I am developing a GPS-based live-tracking mobile app where users can see the real-time position of other nearby users. I am trying to figure out how would the server side look for serving such an app? I mean how can I solve the problem of concurrently communicating with up to 10.000+ clients using a Python server?
I have three concepts in mind, but have no experience in the viability of any of those:
Use a standard WSGI Python app, under a few normal sync workers (say 8 gunicorn workers), with HTTP REST api:
Using some kind of WebSocket / ASGI / async Python implementation to provide persistent connections, with the same logic behind.
Use MQTT protocol on the clients and use some kind of MQTT broker and split the server side to a WSGI REST API (authentication) and a MQTT client (location updates).
Which of these methods are viable, if it is possible at all in Python? From what I've seen WebSockets in Python is mostly benchmarked till hundreds of connections, maybe up to 1000 concurrent connection. This is in stark contrast to frameworks like Phoenix/Elixir which has been benchmarked to 2M concurrent connections on a single box. So I believe 2. is not a viable path.

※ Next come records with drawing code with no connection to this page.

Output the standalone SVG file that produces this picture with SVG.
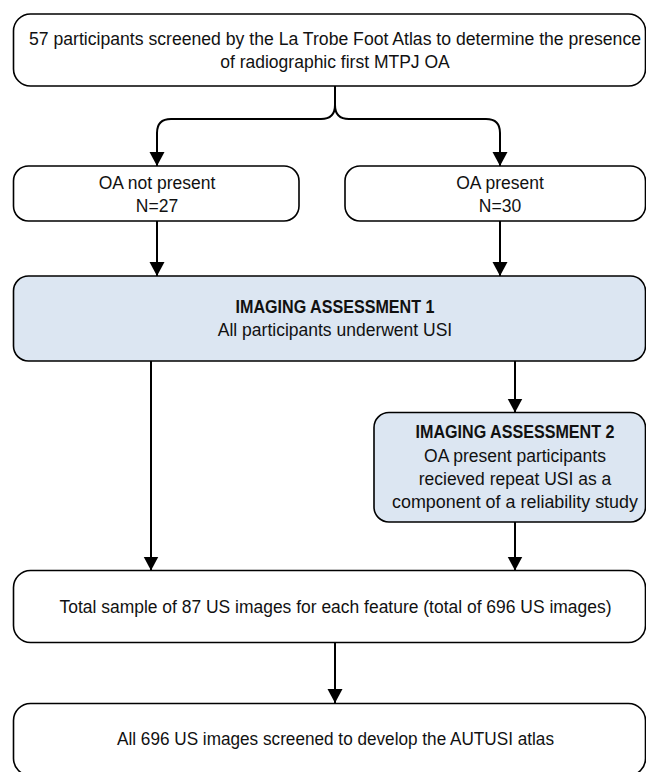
<svg xmlns="http://www.w3.org/2000/svg" width="646" height="772" viewBox="0 0 646 772">
<defs>
<marker id="arr" markerUnits="userSpaceOnUse" markerWidth="16" markerHeight="16" refX="14" refY="7.5" orient="auto">
<path d="M0,0 L14,7.5 L0,15 z" fill="#000"/>
</marker>
<style>
.box{fill:#fff;stroke:#000;stroke-width:1.6}
.blue{fill:#dce6f2;stroke:#000;stroke-width:1.6}
.t{font-family:"Liberation Sans",Arial,sans-serif;font-size:17.5px;fill:#111;text-anchor:middle}
.b{font-weight:bold}
.c{fill:none;stroke:#000;stroke-width:2}
</style>
</defs>
<rect width="646" height="772" fill="#fff"/>
<g id="connectors">
<path class="c" d="M335,86 V105 Q335,119 321,119 H171 Q157,119 157,133 V166" marker-end="url(#arr)"/>
<path class="c" d="M335,105 Q335,119 349,119 H486 Q500,119 500,133 V166" marker-end="url(#arr)"/>
<path class="c" d="M157,221 V276" marker-end="url(#arr)"/>
<path class="c" d="M500,221 V276" marker-end="url(#arr)"/>
<path class="c" d="M151,361 V570.5" marker-end="url(#arr)"/>
<path class="c" d="M515,361 V412.5" marker-end="url(#arr)"/>
<path class="c" d="M515,522 V570.5" marker-end="url(#arr)"/>
<path class="c" d="M335,642 V703" marker-end="url(#arr)"/>
</g>
<g id="n-screen">
<rect class="box" x="13.5" y="14" width="632" height="72" rx="17"/>
<text class="t" x="335" y="45" textLength="612" lengthAdjust="spacingAndGlyphs">57 participants screened by the La Trobe Foot Atlas to determine the presence</text>
<text class="t" x="335" y="68">of radiographic first MTPJ OA</text>
</g>
<g id="n-notpresent">
<rect class="box" x="13.5" y="166" width="285.5" height="55" rx="15"/>
<text class="t" x="157" y="189">OA not present</text>
<text class="t" x="157" y="212">N=27</text>
</g>
<g id="n-present">
<rect class="box" x="345" y="166" width="300.5" height="55" rx="15"/>
<text class="t" x="500" y="189">OA present</text>
<text class="t" x="500" y="212">N=30</text>
</g>
<g id="n-ia1">
<rect class="blue" x="13.5" y="276" width="632" height="85" rx="15"/>
<text class="t b" x="335" y="313" textLength="199" lengthAdjust="spacingAndGlyphs">IMAGING ASSESSMENT 1</text>
<text class="t" x="335" y="336">All participants underwent USI</text>
</g>
<g id="n-ia2">
<rect class="blue" x="374" y="412.5" width="271.5" height="109.5" rx="15"/>
<text class="t b" x="515" y="438" textLength="199" lengthAdjust="spacingAndGlyphs">IMAGING ASSESSMENT 2</text>
<text class="t" x="515" y="461.5">OA present participants</text>
<text class="t" x="515" y="485">recieved repeat USI as a</text>
<text class="t" x="515" y="508" textLength="246" lengthAdjust="spacingAndGlyphs">component of a reliability study</text>
</g>
<g id="n-total">
<rect class="box" x="13.5" y="570.5" width="632" height="72" rx="17"/>
<text class="t" x="335.5" y="612.5" textLength="552" lengthAdjust="spacingAndGlyphs">Total sample of 87 US images for each feature (total of 696 US images)</text>
</g>
<g id="n-all">
<rect class="box" x="13.5" y="703.5" width="632" height="72" rx="17"/>
<text class="t" x="335.5" y="745" textLength="437" lengthAdjust="spacingAndGlyphs">All 696 US images screened to develop the AUTUSI atlas</text>
</g>
</svg>
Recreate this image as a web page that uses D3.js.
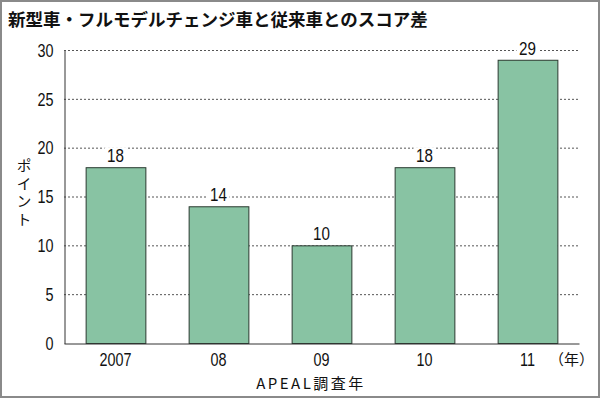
<!DOCTYPE html>
<html><head><meta charset="utf-8">
<script src="https://cdn.jsdelivr.net/npm/d3@7"></script>
<style>body{margin:0;background:#fff}svg{display:block}</style>
</head><body><svg id="c" width="600" height="398"></svg>
<script>
const categories = ["2007","08","09","10","11"];
const values = [18,14,10,18,29];
const yTicks = [0,5,10,15,20,25,30];
const title = "新型車・フルモデルチェンジ車と従来車とのスコア差";
const yTitle = "ポイント";
const xTitle = "APEAL調査年";
const unit = "（年）";

const svg = d3.select("#c");
const font = "'Noto Sans CJK JP', 'Noto Sans', sans-serif";
const numFont = "'Liberation Sans', Arial, sans-serif";
const squeeze = 0.8;
svg.append("rect").attr("x",1).attr("y",1).attr("width",598).attr("height",396)
  .attr("fill","#fff").attr("stroke","#8a8a8a").attr("stroke-width",2);

const x = d3.scaleBand().domain(categories).range([64,579]).paddingInner(0.42).paddingOuter(0.21);
const y = d3.scaleLinear().domain([0,30]).range([343,50]);

svg.append("text").attr("x",8).attr("y",26).text(title)
  .attr("font-family",font).attr("font-size",17.5).attr("font-weight",700).attr("fill","#111");

// grid
svg.append("g").selectAll("line").data(yTicks.filter(d=>d>0)).join("line")
  .attr("x1",64).attr("x2",579).attr("y1",d=>y(d)+0.5).attr("y2",d=>y(d)+0.5)
  .attr("stroke","#555").attr("stroke-width",1).attr("stroke-dasharray","2,2");

// bars
svg.append("g").selectAll("rect").data(values).join("rect")
  .attr("x",(d,i)=>x(categories[i])+0.5).attr("y",d=>y(d)+0.5)
  .attr("width",x.bandwidth()).attr("height",d=>y(0)-y(d))
  .attr("fill","#88c3a3").attr("stroke","#2a3a30").attr("stroke-width",1);

// value labels with white backing
const lg = svg.append("g").selectAll("g").data(values).join("g")
  .attr("transform",(d,i)=>`translate(${x(categories[i])+x.bandwidth()/2},${y(d)-5})`);
lg.append("rect").attr("x",-11).attr("y",-15).attr("width",22).attr("height",15).attr("fill","#fff");
lg.append("text").attr("transform",`scale(${squeeze},1)`)
  .attr("text-anchor","middle").attr("font-family",numFont).attr("font-size",19).attr("fill","#111")
  .text(d=>d);

// axes
const yAxis = d3.axisLeft(y).tickValues(yTicks).tickSize(0).tickPadding(0);
const gy = svg.append("g").attr("transform","translate(64.5,0.5)").call(yAxis);
gy.select(".domain").attr("stroke","#333");
gy.selectAll("text").attr("x",null).attr("transform",`translate(-11,0) scale(${squeeze},1)`)
  .attr("font-family",numFont).attr("font-size",18).attr("fill","#111");

const xAxis = d3.axisBottom(x).tickSize(0).tickPadding(0);
const gx = svg.append("g").attr("transform","translate(0,343.5)").call(xAxis);
gx.select(".domain").attr("stroke","#333");
gx.selectAll("text").attr("y",null).attr("dy",null).attr("transform",`translate(0,22) scale(${squeeze},1)`)
  .attr("font-family",numFont).attr("font-size",18).attr("fill","#111");

svg.append("text").attr("x",549).attr("y",365).text(unit)
  .attr("font-family",font).attr("font-size",15).attr("fill","#111");
svg.append("text").attr("x",311).attr("y",389).attr("text-anchor","middle").text(xTitle)
  .attr("font-family",font).attr("font-size",15).attr("letter-spacing",2.5).attr("fill","#111");

svg.append("text").attr("x",24).attr("y",158).text(yTitle)
  .attr("font-family",font).attr("font-size",15).attr("letter-spacing",3).attr("fill","#111")
  .style("writing-mode","vertical-rl").style("text-orientation","upright");
</script></body></html>
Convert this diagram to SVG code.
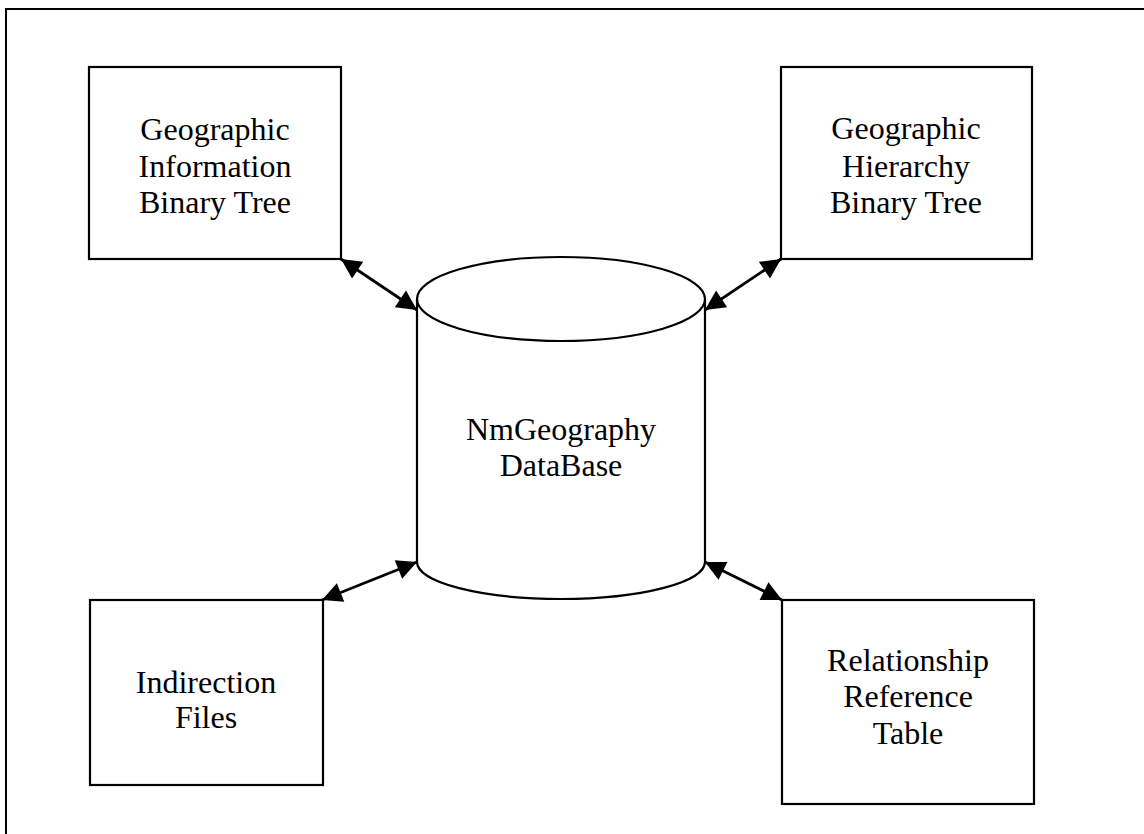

Would 1. or 3. work reliably with 10.000+ concurrent users?
Device to Datacenter can be either REST or MQTT or both with a set of Kafka Connectors for each protocol running as dynamically scalable Microservices in the DMZ.
If you are going to run MQTT over the public internet then you will likely need to tunnel it through secure websockets (WSS) to keep it secure and still be able to traverse firewalls that might otherwise block raw Mqtt on TCP port 1883.
Hi Zsolt,
Referring to few lines from your problem statement: “I am developing a GPS-based live-tracking mobile app where users can see the real-time position of other nearby users. I am trying to figure out how would the server side look for serving such an app? I mean how can I solve the problem of concurrently communicating with up to 10.000+ clients using a Python server?”
If I understand the goal correctly, you are looking at a solution that’s on the similar lines to the demo link I sent you earlier – the one where you can “Draw the boundary of the vicinity you are interested in tracking the users within”. I would like to refer you to the paper where it talks about the mechanics of the boundary creation and how it easily translates into simple lat/lon based topics for subscriptions. The beauty of the solution lies in its simplicity - http://worldcomp-proceedings.com/proc/p2016/ICM3967.pdf
If you are interested in fanning-out the information to streaming analytics or data-at-rest analytics, you can use Wire-Tap pattern where information published on topics can be spooled to queue. You can favour choosing open wireline like AMQP for richer functionality of data processing within Core infrastructure and use MQTT for mobile to edge communication – right tool for the right job that is fit for purpose.